__What is needed__.
Set all the material down again unchanged, without the pictures.

__Given data__.
━━━━━━━━━━━━━━━━━━━━━━━━━━━━━━
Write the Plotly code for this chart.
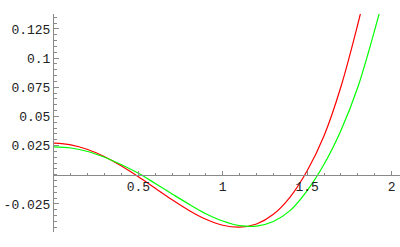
import plotly.graph_objects as go

# Red curve samples
red_x = [0.0, 0.1, 0.2, 0.3, 0.4, 0.5, 0.6, 0.7, 0.8, 0.9, 1.0, 1.1, 1.2, 1.3, 1.4, 1.5, 1.6, 1.7, 1.8, 1.83]
red_y = [0.0271, 0.0257, 0.0217, 0.0155, 0.0076, -0.0016, -0.0115, -0.0214, -0.0305, -0.0381, -0.0432, -0.0448, -0.0421, -0.0338, -0.0188, 0.0035, 0.0335, 0.0755, 0.1290, 0.1470]

# Green curve samples
green_x = [0.0, 0.1, 0.2, 0.3, 0.4, 0.5, 0.6, 0.7, 0.8, 0.9, 1.0, 1.1, 1.2, 1.3, 1.4, 1.5, 1.6, 1.7, 1.8, 1.9, 1.93]
green_y = [0.0240, 0.0230, 0.0200, 0.0150, 0.0086, 0.0013, -0.0074, -0.0164, -0.0252, -0.0333, -0.0396, -0.0435, -0.0439, -0.0400, -0.0305, -0.0135, 0.0090, 0.0380, 0.0750, 0.1240, 0.1400]

x_ticks = [0.5, 1, 1.5, 2]
x_tick_text = ["0.5", "1", "1.5", "2"]
y_ticks = [-0.025, 0.025, 0.05, 0.075, 0.1, 0.125]
y_tick_text = ["-0.025", "0.025", "0.05", "0.075", "0.1", "0.125"]

x_range = [0, 2.05]
y_range = [-0.049, 0.1378]

fig = go.Figure()
fig.add_trace(go.Scatter(x=red_x, y=red_y, mode="lines",
                         line=dict(color="#ff0000", width=1.2, shape="spline", smoothing=1.0),
                         showlegend=False, hoverinfo="skip"))
fig.add_trace(go.Scatter(x=green_x, y=green_y, mode="lines",
                         line=dict(color="#00ff00", width=1.2, shape="spline", smoothing=1.0),
                         showlegend=False, hoverinfo="skip"))

zero_pos = (0 - y_range[0]) / (y_range[1] - y_range[0])
font = dict(family="Liberation Mono", size=13, color="#222222")
axis_col = "#8a8a8a"

fig.update_layout(
    width=400, height=247,
    margin=dict(l=54, r=0, t=14, b=15),
    paper_bgcolor="white", plot_bgcolor="white",
    xaxis=dict(range=x_range, anchor="free", position=zero_pos, automargin=False,
               showgrid=False, zeroline=False, showline=True, linecolor=axis_col, linewidth=1,
               tickmode="array", tickvals=x_ticks, ticktext=x_tick_text,
               ticks="inside", ticklen=4, tickcolor=axis_col, tickfont=font,
               minor=dict(tickmode="linear", tick0=0, dtick=0.1, ticks="inside", ticklen=2, tickcolor=axis_col)),
    yaxis=dict(range=y_range, automargin=False, showgrid=False, zeroline=False, showline=True,
               linecolor=axis_col, linewidth=1,
               tickmode="array", tickvals=y_ticks, ticktext=y_tick_text,
               ticks="inside", ticklen=5, tickcolor=axis_col, tickfont=font,
               minor=dict(tickmode="linear", tick0=0, dtick=0.005, ticks="inside", ticklen=3, tickcolor=axis_col)),
)

fig.write_html("out.html", config={"displayModeBar": False},
               post_script="document.body.style.margin='0';document.body.style.overflow='hidden';")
━━━━━━━━━━━━━━━━━━━━━━━━━━━━━━
__Full output__.
Write the Plotly code for this chart.
import plotly.graph_objects as go

# Red curve samples
red_x = [0.0, 0.1, 0.2, 0.3, 0.4, 0.5, 0.6, 0.7, 0.8, 0.9, 1.0, 1.1, 1.2, 1.3, 1.4, 1.5, 1.6, 1.7, 1.8, 1.83]
red_y = [0.0271, 0.0257, 0.0217, 0.0155, 0.0076, -0.0016, -0.0115, -0.0214, -0.0305, -0.0381, -0.0432, -0.0448, -0.0421, -0.0338, -0.0188, 0.0035, 0.0335, 0.0755, 0.1290, 0.1470]

# Green curve samples
green_x = [0.0, 0.1, 0.2, 0.3, 0.4, 0.5, 0.6, 0.7, 0.8, 0.9, 1.0, 1.1, 1.2, 1.3, 1.4, 1.5, 1.6, 1.7, 1.8, 1.9, 1.93]
green_y = [0.0240, 0.0230, 0.0200, 0.0150, 0.0086, 0.0013, -0.0074, -0.0164, -0.0252, -0.0333, -0.0396, -0.0435, -0.0439, -0.0400, -0.0305, -0.0135, 0.0090, 0.0380, 0.0750, 0.1240, 0.1400]

x_ticks = [0.5, 1, 1.5, 2]
x_tick_text = ["0.5", "1", "1.5", "2"]
y_ticks = [-0.025, 0.025, 0.05, 0.075, 0.1, 0.125]
y_tick_text = ["-0.025", "0.025", "0.05", "0.075", "0.1", "0.125"]

x_range = [0, 2.05]
y_range = [-0.049, 0.1378]

fig = go.Figure()
fig.add_trace(go.Scatter(x=red_x, y=red_y, mode="lines",
                         line=dict(color="#ff0000", width=1.2, shape="spline", smoothing=1.0),
                         showlegend=False, hoverinfo="skip"))
fig.add_trace(go.Scatter(x=green_x, y=green_y, mode="lines",
                         line=dict(color="#00ff00", width=1.2, shape="spline", smoothing=1.0),
                         showlegend=False, hoverinfo="skip"))

zero_pos = (0 - y_range[0]) / (y_range[1] - y_range[0])
font = dict(family="Liberation Mono", size=13, color="#222222")
axis_col = "#8a8a8a"

fig.update_layout(
    width=400, height=247,
    margin=dict(l=54, r=0, t=14, b=15),
    paper_bgcolor="white", plot_bgcolor="white",
    xaxis=dict(range=x_range, anchor="free", position=zero_pos, automargin=False,
               showgrid=False, zeroline=False, showline=True, linecolor=axis_col, linewidth=1,
               tickmode="array", tickvals=x_ticks, ticktext=x_tick_text,
               ticks="inside", ticklen=4, tickcolor=axis_col, tickfont=font,
               minor=dict(tickmode="linear", tick0=0, dtick=0.1, ticks="inside", ticklen=2, tickcolor=axis_col)),
    yaxis=dict(range=y_range, automargin=False, showgrid=False, zeroline=False, showline=True,
               linecolor=axis_col, linewidth=1,
               tickmode="array", tickvals=y_ticks, ticktext=y_tick_text,
               ticks="inside", ticklen=5, tickcolor=axis_col, tickfont=font,
               minor=dict(tickmode="linear", tick0=0, dtick=0.005, ticks="inside", ticklen=3, tickcolor=axis_col)),
)

fig.write_html("out.html", config={"displayModeBar": False},
               post_script="document.body.style.margin='0';document.body.style.overflow='hidden';")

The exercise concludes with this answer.